There was a higher proportion of (n-3) fatty acids in the diets not enriched with fat (5.84 vs. 2.58-2.76 g/100 g total fatty acids in Experiment 1 and 5.6 vs. 3.2 g/100 g total fatty acids in Experiment 2). This was due to the relatively higher proportion of linolenic acid in the ingredients other than the added fat. Inclusion of dietary fat sources rich in oleic or linoleic acid, but with low levels of linolenic acid, do not modify the concentration of this fatty acid, but reduce its relative proportion as a result of the dilution effect of other fatty acids. This may explain the higher concentration of (n-3) fatty acids in the phospholipid fraction of rabbits fed NF diets.

Some reports indicate that (n-3) fatty acids are particularly susceptible to lipid oxidation, and even small differences in the concentration of these fatty acids in the polar fraction of the fat may be critically important in the development of oxidation. Hu et al. (1989) conducted an experiment in which they compared the susceptibility of tissue of rats fed diets high in (n-3) or (n-6) PUFA with in vitro lipid peroxidation and observed higher levels of TBARS in tissues of those receiving higher levels of (n-3) fatty acids. This is consistent with other investigators who suggested enhanced susceptibility to lipid peroxidation of (n-3) fatty acids either as pure lipid or in tissues of rats fed fish oil compared with rats fed corn oil (Hammer and Wills 1978).

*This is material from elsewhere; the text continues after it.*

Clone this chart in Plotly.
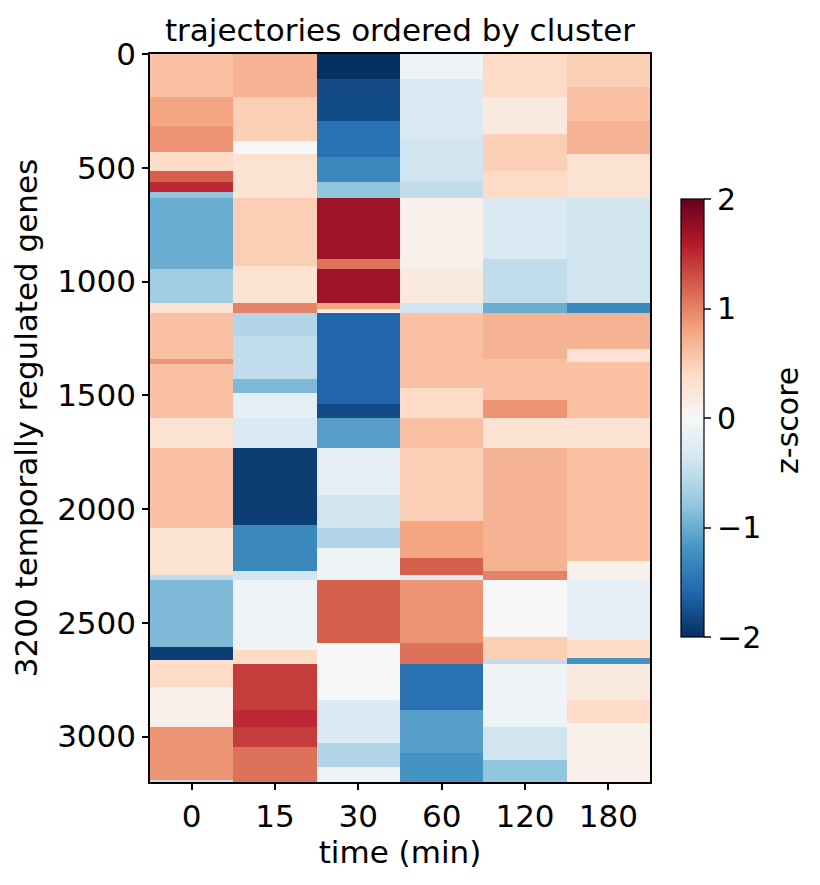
import numpy as np
import plotly.graph_objects as go

time_labels = ["0", "15", "30", "60", "120", "180"]
n_genes = 3200

# per time point: end row (exclusive) of each run of genes and its z-score
t0_ends = [190, 315, 432, 513, 564, 608, 633, 946, 1093, 1140, 1342, 1364, 1600, 1732,
           2083, 2289, 2310, 2605, 2664, 2681, 2781, 2957, 3190, 3200]
t0_vals = [0.6, 0.8, 0.9, 0.4, 1.2, 1.5, -0.8, -1.0, -0.7, 0.3, 0.6, 0.9, 0.6, 0.3,
           0.6, 0.3, -0.5, -0.9, -1.9, 0.3, 0.4, 0.1, 0.9, -0.5]

t15_ends = [190, 381, 440, 633, 932, 1093, 1140, 1240, 1430, 1489, 1600, 1732,
            2069, 2274, 2310, 2620, 2681, 2883, 2957, 3044, 3200]
t15_vals = [0.7, 0.5, 0.0, 0.3, 0.5, 0.3, 1.0, -0.6, -0.5, -0.9, -0.2, -0.3,
            -1.9, -1.3, -0.4, -0.1, 0.4, 1.4, 1.5, 1.4, 1.1]

t30_ends = [110, 293, 454, 564, 633, 903, 946, 1093, 1122, 1140, 1540, 1600, 1732,
            1937, 2083, 2171, 2310, 2590, 2681, 2840, 3030, 3133, 3200]
t30_vals = [-2.0, -1.8, -1.5, -1.3, -0.8, 1.7, 1.1, 1.7, 0.8, 0.1, -1.6, -1.8, -1.1,
            -0.2, -0.4, -0.6, -0.1, 1.2, 0.0, 0.0, -0.3, -0.6, -0.1]

t60_ends = [110, 366, 557, 633, 946, 1093, 1140, 1470, 1600, 1732,
            2054, 2215, 2289, 2310, 2590, 2681, 2883, 3074, 3200]
t60_vals = [-0.1, -0.3, -0.4, -0.5, 0.1, 0.2, -0.4, 0.6, 0.4, 0.6,
            0.5, 0.8, 1.2, -0.3, 0.9, 1.1, -1.5, -1.1, -1.2]

t120_ends = [190, 352, 513, 633, 903, 1093, 1140, 1342, 1520, 1600, 1732,
             2274, 2310, 2561, 2664, 2681, 2957, 3103, 3200]
t120_vals = [0.4, 0.2, 0.5, 0.4, -0.3, -0.5, -1.0, 0.7, 0.6, 0.9, 0.3,
             0.7, 1.0, 0.0, 0.5, -0.5, -0.1, -0.4, -0.8]

t180_ends = [146, 293, 440, 633, 1093, 1140, 1298, 1356, 1600, 1732,
             2230, 2310, 2576, 2656, 2681, 2840, 2942, 3200]
t180_vals = [0.5, 0.6, 0.7, 0.3, -0.4, -1.3, 0.7, 0.3, 0.6, 0.3,
             0.6, 0.1, -0.2, 0.4, -1.2, 0.2, 0.4, 0.1]


def column(ends, vals):
    return np.repeat(vals, np.diff([0] + ends))


z = np.column_stack([
    column(t0_ends, t0_vals),
    column(t15_ends, t15_vals),
    column(t30_ends, t30_vals),
    column(t60_ends, t60_vals),
    column(t120_ends, t120_vals),
    column(t180_ends, t180_vals),
])

rdbu = ["#67001f", "#b2182b", "#d6604d", "#f4a582", "#fddbc7", "#f7f7f7",
        "#d1e5f0", "#92c5de", "#4393c3", "#2166ac", "#053061"]
rdbu_r = [[i / 10, c] for i, c in enumerate(rdbu[::-1])]

# page body has an 8px margin, so the margins below are 8px short on left/top
fig = go.Figure(go.Heatmap(
    z=z, x=time_labels, y=np.arange(n_genes),
    colorscale=rdbu_r, zmin=-2, zmax=2,
    colorbar=dict(
        x=1.062, xanchor="left", xpad=0, y=0.5, yanchor="middle", ypad=0,
        len=0.601, thickness=23, outlinewidth=1.2, outlinecolor="black",
        tickvals=[-2, -1, 0, 1, 2], ticks="outside", ticklen=7, tickwidth=1.5,
        tickfont=dict(size=30),
    ),
))

fig.add_annotation(text="z-score", textangle=-90, showarrow=False,
                   xref="paper", yref="paper", x=1.276, y=0.496,
                   xanchor="center", yanchor="middle", font=dict(size=30))

fig.update_layout(
    width=820, height=885,
    margin=dict(l=142, r=178, t=46, b=111),
    paper_bgcolor="white", plot_bgcolor="white",
    font=dict(family="DejaVu Sans", size=26, color="black"),
    title=dict(text="trajectories ordered by cluster", x=0.5, xref="paper",
               y=1 - 22 / 885, yanchor="middle", font=dict(size=31)),
    xaxis=dict(title=dict(text="time (min)", standoff=6), range=[-0.5, 5.5],
               showline=True, mirror=True, linecolor="black", linewidth=1.5,
               ticks="outside", ticklen=6, tickwidth=1.5, tickcolor="black",
               tickfont=dict(size=31)),
    yaxis=dict(title=dict(text="3200 temporally regulated genes", standoff=16),
               range=[n_genes - 0.5, -0.5], tickvals=list(range(0, 3001, 500)),
               showline=True, mirror=True, linecolor="black", linewidth=1.5,
               ticks="outside", ticklen=6, tickwidth=1.5, tickcolor="black",
               tickfont=dict(size=31)),
)

fig.write_html("out.html")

Previous investigations indicate that the susceptibility to oxidation of (n-3) fatty acids seems to be especially localized in highly unsaturated fatty acid residues. Eichenberger et al. (1982) reported that lipid peroxidation in isolated membranes, as measured by TBARS, occurred mainly in (n-3) fatty acids containing five or six double bonds. De Schrijver et al. (1992) observed that in in vivo studies, urinary TBARS started to increase as soon as long-chain (n-3) PUFA were substantially incorporated into body lipid at the expense of (n-6) PUFA. This is also in agreement with data from L'Abbé et al. (1991) that found a relationship between tissue incorporation of long-chain (n-3) PUFA and urinary TBARS. In our experiments, we have observed a higher concentration of long-chain highly unsaturated (n-3) fatty acids [sum of 20:5 (n-3), 22:5 (n-3) and 22:6 (n-3)] in polar lipids from rabbits fed the NF diets (P < 0.01) than in the other groups.

Other researchers have reported lower (n-3) fatty acid concentration as a consequence of dietary administration of tallow, lard or vegetable oils in dogs (Girón et al. 1992) and rabbits (Cobos et al. 1993). However, until now, such reduction had not been related to changes in susceptibility of tissues to lipid oxidation. On the other hand, beef from steers grazed on pasture have more 18:3 (n-3) and 22:6 (n-3) fatty acids and less 18:2 (n-6) than beef produced by steers fed grain (Larick and Turner 1989). Additionally, highly unsaturated fatty acids associated with the phospholipid fraction contribute to an undesirable flavor in grass-fed beef (Bowling et al. 1977) and also may contribute to a more rapid development of oxidative rancidity and off-flavor (Reagan et al. 1977, Schroeder et al. 1980).

Inclusion of oils rich in oleic or linoleic fatty acids in rabbit diets modifies muscle fatty acid composition and reduces lipid oxidation. Differences in the susceptibility of tissues to oxidation may be explained in part by differences in the proportion of (n-3) fatty acids in the phospholipids.